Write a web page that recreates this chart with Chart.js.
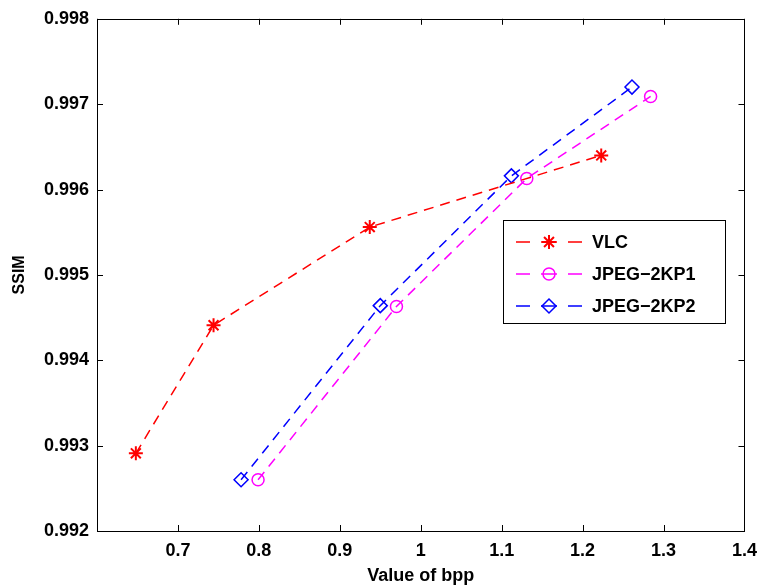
<!DOCTYPE html>
<html>
<head>
<meta charset="utf-8">
<script src="https://cdn.jsdelivr.net/npm/chart.js@4.4.0/dist/chart.umd.min.js"></script>
<style>
  html, body { margin: 0; padding: 0; background: #fff; }
  #wrap { width: 766px; height: 587px; }
</style>
</head>
<body>
<div id="wrap"><canvas id="myChart" width="766" height="587"></canvas></div>
<script>
// values
var vlcX = [0.648, 0.744, 0.937, 1.223];
var vlcY = [0.99291, 0.99441, 0.99556, 0.99640];
var kp1X = [0.799, 0.970, 1.131, 1.284];
var kp1Y = [0.99260, 0.99463, 0.99613, 0.99709];
var kp2X = [0.778, 0.950, 1.112, 1.261];
var kp2Y = [0.99260, 0.99464, 0.99616, 0.99720];
var seriesNames = ["VLC", "JPEG\u22122KP1", "JPEG\u22122KP2"];
var xTicks = [0.6, 0.7, 0.8, 0.9, 1.0, 1.1, 1.2, 1.3, 1.4];
var yTicks = [0.992, 0.993, 0.994, 0.995, 0.996, 0.997, 0.998];

function pts(xs, ys) {
	var out = [];
	for (var i = 0; i < xs.length; i++) out.push({x: xs[i], y: ys[i]});
	return out;
}

var FONT = "'Liberation Sans', Arial, sans-serif";

// MATLAB style box with inward ticks and legend
var matlabBox = {
	id: "matlabBox",
	afterDraw: function (chart) {
		var ctx = chart.ctx, a = chart.chartArea;
		var xs = chart.scales.x, ys = chart.scales.y;
		ctx.save();
		ctx.strokeStyle = "#000";
		ctx.lineWidth = 1;
		ctx.strokeRect(Math.round(a.left) + 0.5, Math.round(a.top) + 0.5,
			Math.round(a.right - a.left), Math.round(a.bottom - a.top));
		ctx.beginPath();
		xTicks.forEach(function (v) {
			var px = Math.round(xs.getPixelForValue(v)) + 0.5;
			ctx.moveTo(px, a.bottom); ctx.lineTo(px, a.bottom - 6);
			ctx.moveTo(px, a.top); ctx.lineTo(px, a.top + 6);
		});
		yTicks.forEach(function (v) {
			var py = Math.round(ys.getPixelForValue(v)) + 0.5;
			ctx.moveTo(a.left, py); ctx.lineTo(a.left + 6, py);
			ctx.moveTo(a.right, py); ctx.lineTo(a.right - 6, py);
		});
		ctx.stroke();

		// legend
		var bx = 503, by = 220, bw = 222, bh = 103;
		ctx.fillStyle = "#fff";
		ctx.fillRect(bx, by, bw, bh);
		ctx.strokeRect(bx + 0.5, by + 0.5, bw, bh);
		var rows = [242, 274, 306];
		ctx.font = "bold 18px " + FONT;
		ctx.textBaseline = "middle";
		chart.data.datasets.forEach(function (ds, i) {
			var y = rows[i];
			ctx.strokeStyle = ds.borderColor;
			ctx.lineWidth = ds.borderWidth;
			ctx.setLineDash([]);
			ctx.beginPath();
			ctx.moveTo(516, y); ctx.lineTo(530, y);
			ctx.moveTo(541, y); ctx.lineTo(557, y);
			ctx.moveTo(568, y); ctx.lineTo(582, y);
			ctx.stroke();
			ctx.fillStyle = "rgba(0,0,0,0)";
			ctx.lineWidth = ds.pointBorderWidth;
			Chart.helpers.drawPoint(ctx, {
				pointStyle: ds.pointStyle,
				radius: ds.pointRadius,
				borderWidth: ds.pointBorderWidth,
				rotation: 0
			}, 549, y);
			ctx.fillStyle = "#000";
			ctx.fillText(ds.label, 592, y + 1);
		});
		ctx.restore();
	}
};

function dataset(label, color, style, r, w, data) {
	return {
		label: label,
		data: data,
		borderColor: color,
		backgroundColor: "rgba(0,0,0,0)",
		pointBorderColor: color,
		pointBackgroundColor: "rgba(0,0,0,0)",
		borderWidth: 1.5,
		borderDash: [10, 7],
		pointStyle: style,
		pointRadius: r,
		pointBorderWidth: w,
		showLine: true,
		tension: 0
	};
}

new Chart("myChart", {
	type: "scatter",
	data: {
		datasets: [
			dataset(seriesNames[0], "#ff0000", "star", 7, 2, pts(vlcX, vlcY)),
			dataset(seriesNames[1], "#ff00ff", "circle", 6, 1.5, pts(kp1X, kp1Y)),
			dataset(seriesNames[2], "#0000ff", "rectRot", 7, 1.5, pts(kp2X, kp2Y))
		]
	},
	options: {
		responsive: false,
		animation: false,
		layout: {padding: {left: 0, top: 15, right: 20, bottom: 0}},
		plugins: {
			legend: {display: false},
			tooltip: {enabled: false}
		},
		scales: {
			x: {
				type: "linear",
				min: 0.6,
				max: 1.4,
				afterFit: function (s) { s.height = 56; },
				afterBuildTicks: function (s) { s.ticks = xTicks.map(function (v) { return {value: v}; }); },
				grid: {display: false, drawTicks: false},
				border: {display: false},
				ticks: {
					padding: 9,
					color: "#000",
					font: {family: FONT, size: 18, weight: "bold"},
					callback: function (v) {
						if (Math.abs(v - 0.6) < 1e-9) return "";
						return String(Math.round(v * 10) / 10);
					}
				},
				title: {
					display: true,
					text: "Value of bpp",
					color: "#000",
					font: {family: FONT, size: 18, weight: "bold"},
					padding: {top: 0, bottom: 0}
				}
			},
			y: {
				type: "linear",
				min: 0.992,
				max: 0.998,
				afterFit: function (s) { s.width = 97; },
				afterBuildTicks: function (s) { s.ticks = yTicks.map(function (v) { return {value: v}; }); },
				grid: {display: false, drawTicks: false},
				border: {display: false},
				ticks: {
					padding: 8,
					color: "#000",
					font: {family: FONT, size: 18, weight: "bold"},
					callback: function (v) { return v.toFixed(3); }
				},
				title: {
					display: true,
					text: "SSIM",
					color: "#000",
					font: {family: FONT, size: 16, weight: "bold"},
					padding: {top: 10, bottom: 0}
				}
			}
		}
	},
	plugins: [matlabBox]
});
</script>
</body>
</html>
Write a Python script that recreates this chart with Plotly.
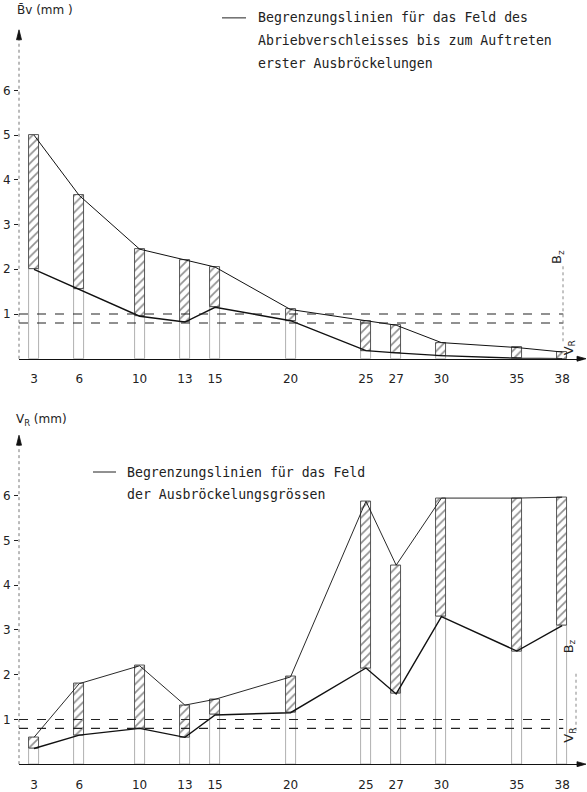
import plotly.graph_objects as go
import numpy as np

# ---------------- data ----------------
x_vals = [3, 6, 10, 13, 15, 20, 25, 27, 30, 35, 38]
x_labels = ["3", "6", "10", "13", "15", "20", "25", "27", "30", "35", "38"]

bv_upper = [5.0, 3.65, 2.45, 2.2, 2.05, 1.1, 0.84, 0.75, 0.36, 0.25, 0.15]
bv_lower = [2.0, 1.55, 0.95, 0.82, 1.15, 0.85, 0.18, 0.13, 0.07, 0.01, 0.0]

vr_upper = [0.6, 1.8, 2.2, 1.32, 1.45, 1.95, 5.88, 4.45, 5.95, 5.95, 5.97]
vr_lower = [0.35, 0.65, 0.8, 0.6, 1.1, 1.15, 2.15, 1.57, 3.3, 2.53, 3.1]

limit_bz = 1.0
limit_vr = 0.8

y_ticks = [1, 2, 3, 4, 5, 6]

legend_top = ["Begrenzungslinien für das Feld des",
              "Abriebverschleisses bis zum Auftreten",
              "erster Ausbröckelungen"]
legend_bot = ["Begrenzungslinien für das Feld",
              "der Ausbröckelungsgrössen"]

# ---------------- layout helpers ----------------
W, H = 587, 792
FONT = "DejaVu Sans"
LEG_FONT = "DejaVu Sans Mono"
bar_w = 0.66

def px(xp):
    return xp / W

def py(yp):
    return 1 - yp / H

fig = go.Figure()

def add_panel(upper, lower, xa, ya, up_w, lo_w):
    up = np.array(upper)
    lo = np.array(lower)
    # open lower rectangles (from 0 to lower limit)
    fig.add_trace(go.Bar(x=x_vals, y=lo, base=0, width=bar_w,
                         marker=dict(color="rgba(255,255,255,0)",
                                     line=dict(color="#9a9a9a", width=0.8)),
                         xaxis=xa, yaxis=ya, showlegend=False, hoverinfo="skip"))
    # hatched field
    fig.add_trace(go.Bar(x=x_vals, y=up - lo, base=lo, width=bar_w,
                         marker=dict(color="white",
                                     line=dict(color="#444", width=0.9),
                                     pattern=dict(shape="/", fgcolor="#222",
                                                  bgcolor="white", size=6,
                                                  solidity=0.28)),
                         xaxis=xa, yaxis=ya, showlegend=False, hoverinfo="skip"))
    fig.add_trace(go.Scatter(x=x_vals, y=upper, mode="lines",
                             line=dict(color="#111", width=up_w),
                             xaxis=xa, yaxis=ya, showlegend=False))
    fig.add_trace(go.Scatter(x=x_vals, y=lower, mode="lines",
                             line=dict(color="#111", width=lo_w),
                             xaxis=xa, yaxis=ya, showlegend=False))

add_panel(bv_upper, bv_lower, "x", "y", 1.0, 1.4)
add_panel(vr_upper, vr_lower, "x2", "y2", 0.9, 1.4)

x_dom = [px(19), px(583)]
x_rng = [3 - 15 / 15.09, 3 + 549 / 15.09]
y_rng = [0, 7.35]
top_dom = [py(361), py(361 - 7.35 * 45)]
bot_dom = [py(769), py(769 - 7.35 * 45)]

axis_font = dict(family=FONT, size=12, color="#222")

common_x = dict(range=x_rng, domain=x_dom, tickmode="array", tickvals=x_vals,
                ticktext=x_labels, showgrid=False, zeroline=False,
                showline=True, linecolor="#111", linewidth=1.2, ticks="",
                ticklabelstandoff=9, tickfont=axis_font)
common_y = dict(range=y_rng, tickmode="array", tickvals=y_ticks,
                showgrid=False, zeroline=False, showline=False, ticks="outside",
                ticklen=4, tickcolor="#222", tickwidth=1, tickfont=axis_font,
                ticklabelstandoff=1)

fig.update_layout(
    width=W, height=H, autosize=False,
    margin=dict(l=0, r=0, t=0, b=0),
    paper_bgcolor="white", plot_bgcolor="rgba(0,0,0,0)",
    barmode="overlay", bargap=0,
    xaxis=dict(common_x, anchor="y"),
    yaxis=dict(common_y, domain=top_dom, anchor="x"),
    xaxis2=dict(common_x, anchor="y2"),
    yaxis2=dict(common_y, domain=bot_dom, anchor="x2"),
    font=axis_font,
)

shapes = []
annotations = []

def tri_path(pts):
    return "M " + " L ".join(f"{px(a):.5f},{py(b):.5f}" for a, b in pts) + " Z"

for xa, ya, top_px, base_px in [("x", "y", 30, 361), ("x2", "y2", 438, 769)]:
    # dotted y axis line
    shapes.append(dict(type="line", xref=f"{xa} domain", yref=f"{ya} domain",
                       x0=0, x1=0, y0=0, y1=1, line=dict(color="#777", width=1, dash="dot")))
    # reference dashed lines
    for lim in (limit_bz, limit_vr):
        shapes.append(dict(type="line", xref=f"{xa} domain", yref=ya,
                           x0=0, x1=0.965, y0=lim, y1=lim,
                           line=dict(color="#222", width=1.1, dash="dash")))
    # arrowhead on the y axis
    shapes.append(dict(type="path", xref="paper", yref="paper",
                       path=tri_path([(19, top_px), (16.5, top_px + 10), (21.5, top_px + 10)]),
                       fillcolor="#111", line=dict(color="#111", width=0.8)))
    # arrowhead on the x axis
    shapes.append(dict(type="path", xref="paper", yref="paper",
                       path=tri_path([(586, base_px), (577, base_px - 2.5), (577, base_px + 2.5)]),
                       fillcolor="#111", line=dict(color="#111", width=0.8)))

# axis titles
annotations.append(dict(xref="paper", yref="paper", x=px(15), y=py(10), xanchor="left",
                        yanchor="middle", showarrow=False, text="B̄v (mm )",
                        font=dict(family=FONT, size=12, color="#222")))
annotations.append(dict(xref="paper", yref="paper", x=px(14), y=py(423), xanchor="left",
                        yanchor="middle", showarrow=False, text="V<sub>R</sub> (mm)",
                        font=dict(family=FONT, size=12, color="#222")))

# legends
def legend(lines, line_x0, line_x1, text_x, y0, step):
    shapes.append(dict(type="line", xref="paper", yref="paper",
                       x0=px(line_x0), x1=px(line_x1), y0=py(y0), y1=py(y0),
                       line=dict(color="#222", width=1)))
    for i, t in enumerate(lines):
        annotations.append(dict(xref="paper", yref="paper", x=px(text_x), y=py(y0 + i * step),
                                xanchor="left", yanchor="middle", showarrow=False, text=t,
                                font=dict(family=LEG_FONT, size=13.2, color="#222")))

legend(legend_top, 222, 246, 256, 18, 23)
legend(legend_bot, 93, 116, 125, 475, 23)

# right-side markers (B_z / V_R)
def side_labels(bz_x, bz_y, vr_x, vr_y, dot_x, dot_y0, dot_y1):
    annotations.append(dict(xref="paper", yref="paper", x=px(bz_x), y=py(bz_y),
                            showarrow=False, text="B<sub>z</sub>", textangle=-90,
                            font=dict(family=FONT, size=13, color="#222")))
    annotations.append(dict(xref="paper", yref="paper", x=px(vr_x), y=py(vr_y),
                            showarrow=False, text="V<sub>R</sub>", textangle=-90,
                            font=dict(family=FONT, size=13, color="#222")))
    shapes.append(dict(type="line", xref="paper", yref="paper",
                       x0=px(dot_x), x1=px(dot_x), y0=py(dot_y0), y1=py(dot_y1),
                       line=dict(color="#888", width=1, dash="dot")))

side_labels(568, 250, 580, 350, 563, 268, 345)
side_labels(580, 660, 580, 750, 576, 678, 738)

fig.update_layout(shapes=shapes, annotations=annotations)

fig.write_html("out.html")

▬▬▬

* [DESCRIPTION OF THE TASK] Give back the exact lines above, running from the one that has "Write a Python" through the one that has "fig = go.Figure()", with nothing added and no pictures.

* [EXERCISE OUTPUT]
Write a Python script that recreates this chart with Plotly.
import plotly.graph_objects as go
import numpy as np

# ---------------- data ----------------
x_vals = [3, 6, 10, 13, 15, 20, 25, 27, 30, 35, 38]
x_labels = ["3", "6", "10", "13", "15", "20", "25", "27", "30", "35", "38"]

bv_upper = [5.0, 3.65, 2.45, 2.2, 2.05, 1.1, 0.84, 0.75, 0.36, 0.25, 0.15]
bv_lower = [2.0, 1.55, 0.95, 0.82, 1.15, 0.85, 0.18, 0.13, 0.07, 0.01, 0.0]

vr_upper = [0.6, 1.8, 2.2, 1.32, 1.45, 1.95, 5.88, 4.45, 5.95, 5.95, 5.97]
vr_lower = [0.35, 0.65, 0.8, 0.6, 1.1, 1.15, 2.15, 1.57, 3.3, 2.53, 3.1]

limit_bz = 1.0
limit_vr = 0.8

y_ticks = [1, 2, 3, 4, 5, 6]

legend_top = ["Begrenzungslinien für das Feld des",
              "Abriebverschleisses bis zum Auftreten",
              "erster Ausbröckelungen"]
legend_bot = ["Begrenzungslinien für das Feld",
              "der Ausbröckelungsgrössen"]

# ---------------- layout helpers ----------------
W, H = 587, 792
FONT = "DejaVu Sans"
LEG_FONT = "DejaVu Sans Mono"
bar_w = 0.66

def px(xp):
    return xp / W

def py(yp):
    return 1 - yp / H

fig = go.Figure()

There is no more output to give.